PALERMO. Simone guarda sempre avanti, perché così fanno i runners. E risponde agli applausi solo dopo il traguardo, perché così fanno i campioni. C’è un caldo africano su Palermo, e un sacco di gente alla partenza della Maratona di Sicilia dallo stadio delle Palme. E lui è lì, 9 anni, un cappellino azzurro e occhiali aerodinamici, pronto a indicare la strada a papà. Solo chi non corre crede ancora che la maratona è uno sport individuale...

Simone Maniscalco e papà Salvo corrono in staffetta, sono il secondo runner. Insieme, come ogni giorno della vita. Attendono il compagno che dà il cinque e poi via, di corsa. Papà spinge la carrozzina, Simone supera la pista rossa dello stadio, gira a destra e morde l’asfalto verso la Favorita. Chilometro 2, ora si fa sul serio.Molto più seriamente di quelle scuole che ancora non hanno bagni adeguati ai disabili e personale che si dedica a chi resta indietro. Il chilometro 3 è un po’ in salita, come il quarto.

Papà Salvo spinge più forte: «La nostra vita è piena di disagi. Diventa un ostacolo anche un' auto parcheggiata nel posto riservato ai disabili o una moto che ostruisce lo scivolo per le carrozzine. È sempre così a Palermo. Noi abbiamo tanta ener gia, è il mondo che ci circonda che non ci aiuta».
Ma in maratona non si deve pensare agli ostacoli. Si tiene sempre duro. Il quinto chilometro vola via in discesa, il sesto è un' altra salita in un viale pieno di alberi. È una strada lunga e dritta. Simone quasi non ci crede: «Wow, papà, è un' avventura».
Sì, non molto più dura di tante altre: «Simone ha un problema dalla nascita, non riesce a camminare. Ma è intelligentissimo, socievole. E il fatto che non riesca a fare cose che fanno altri bambini non vuol dire che non le desideri» quasi urla papà Salvo. Che ha dedicato ogni momento della sua vita a spingere Simone. Però arriva un giorno in cui anche chi rischia di restare indietro deve provare a stare nel gruppo. È così nella corsa, sarà così nella vita. «È importante socializzare - papà Salvo si fa serio perché un bambino non può stare sempre con gli adulti. Eppure abbiamo avuto difficoltà a trovare una scuola che accogliesse Simone per il Tempo d' estate, la serie di eventi per i bimbi in vacanza.

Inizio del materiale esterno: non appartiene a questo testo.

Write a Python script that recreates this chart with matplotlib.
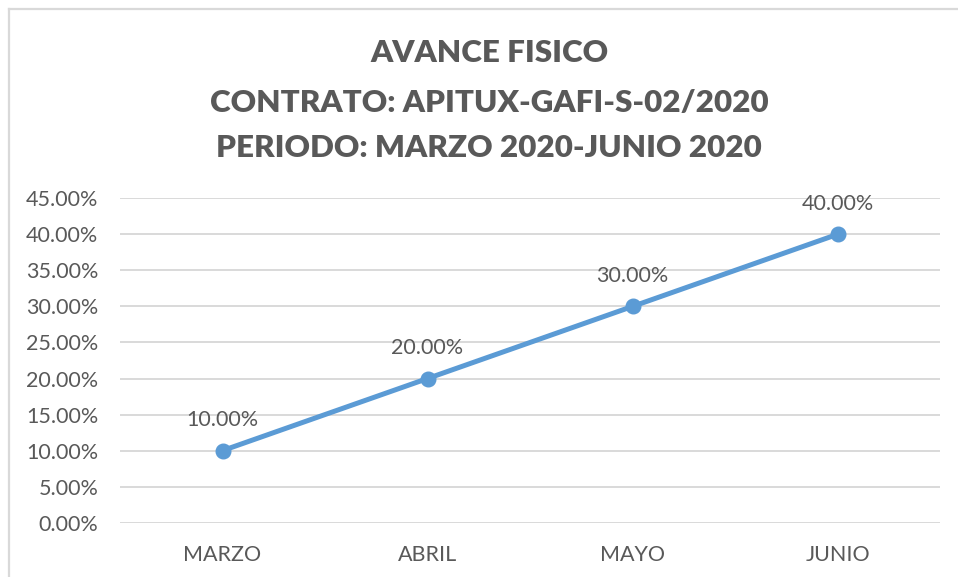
import matplotlib
matplotlib.use("Agg")
import matplotlib.pyplot as plt
from matplotlib.lines import Line2D

categories = ["MARZO", "ABRIL", "MAYO", "JUNIO"]
values = [0.10, 0.20, 0.30, 0.40]
y_ticks = [0.00, 0.05, 0.10, 0.15, 0.20, 0.25, 0.30, 0.35, 0.40, 0.45]
title_lines = ["AVANCE FISICO", "CONTRATO: APITUX-GAFI-S-02/2020", "PERIODO: MARZO 2020-JUNIO 2020"]

plt.rcParams['font.family'] = ['Lato', 'DejaVu Sans']
W, H = 958, 577
fig = plt.figure(figsize=(W / 100, H / 100), dpi=100)
fig.patch.set_facecolor("white")

text_color = "#595959"
grid_color = "#D9D9D9"
line_color = "#5B9BD5"

ax = fig.add_axes([120 / W, (H - 522.7) / H, 820 / W, (522.7 - 198.3) / H])
x = list(range(len(categories)))
ax.plot(x, values, color=line_color, linewidth=3.6, marker="o", markersize=10.5,
        solid_capstyle="round", zorder=3)
for xi, v in zip(x, values):
    ax.annotate(f"{v * 100:.2f}%", (xi, v), xytext=(0, 22), textcoords="offset points",
                ha="center", va="center", fontsize=15.5, color=text_color)

ax.set_xlim(-0.5, len(categories) - 0.5)
ax.set_ylim(0, 0.45)
ax.set_yticks(y_ticks)
ax.set_yticklabels([f"{t * 100:.2f}%" for t in y_ticks])
ax.set_xticks(x)
ax.set_xticklabels(categories)
ax.tick_params(axis="both", length=0, labelsize=15.5, labelcolor=text_color)
ax.tick_params(axis="y", pad=15.5)
ax.tick_params(axis="x", pad=16)
ax.grid(axis="y", color=grid_color, linewidth=1.4)
ax.set_axisbelow(True)
for s in ax.spines.values():
    s.set_visible(False)

ys = [53, 103, 148]
for t, yy in zip(title_lines, ys):
    fig.text(0.5 + 10 / W, 1 - yy / H, t, ha="center", va="center", fontsize=22.6,
             fontweight="heavy", color=text_color)

# chart border (left and top visible)
fig.add_artist(Line2D([9 / W, 9 / W], [0, 1 - 9 / H], color=grid_color, linewidth=1.6,
                      transform=fig.transFigure))
fig.add_artist(Line2D([9 / W, 1], [1 - 9 / H, 1 - 9 / H], color=grid_color, linewidth=1.6,
                      transform=fig.transFigure))

fig.savefig("out.png", dpi=100, facecolor="white")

A volte il problema erano le barriere architettoniche, altre volte la mancanza di personale. Qualcuno ci ha proposto di accoglierlo lasciandolo sempre in classe, costringendolo a rinunciare ai giochi in cortile. Ma noi non chiediamo compassione. Quello che mette più a disagio Simone è essere visto e pensato come "diverso" quando lui invece si pensa e vorrebbe essere visto come gli altri». Perché Simone può fare tutto quello che fanno gli altri bambini. E può fare anche di più, una maratona.
Che quando sembra finita ti mette davanti a una salita da cuore in gola: «Bisogna vivere sempre al meglio - è l' appello di papà Salvo- e questa città va educata alla diversità. Stando con Simone tutti i giorni scopri che la diversità la creano e la vedono gli altri. E che ci vuole un coraggio enorme ad affrontare la vita come fa lui, sempre col sorriso».
È in gara, Simone. Le gambe sono quelle di papà ma il resto è la sua vita: «Nella quotidianità non lo prendo mai in braccio, perché il suo sguardo sarebbe rivolto indietro, in modo innaturale.
Scelgo sempre di metterlo sulle spalle, così guardiamo nella stessa direzione».
Avanti. Senza mollare mai. Perché dopo l' ultima salita c' è una discesa e poi una curva e si vede l' ingresso dello stadio. C' è tanto pubblico e incita chi è orgogliosamente piegato dalla fatica. Gli ultimi cento metri, il traguardo già si vede. Simone si guarda intorno: «Papà perché ci applaudono?».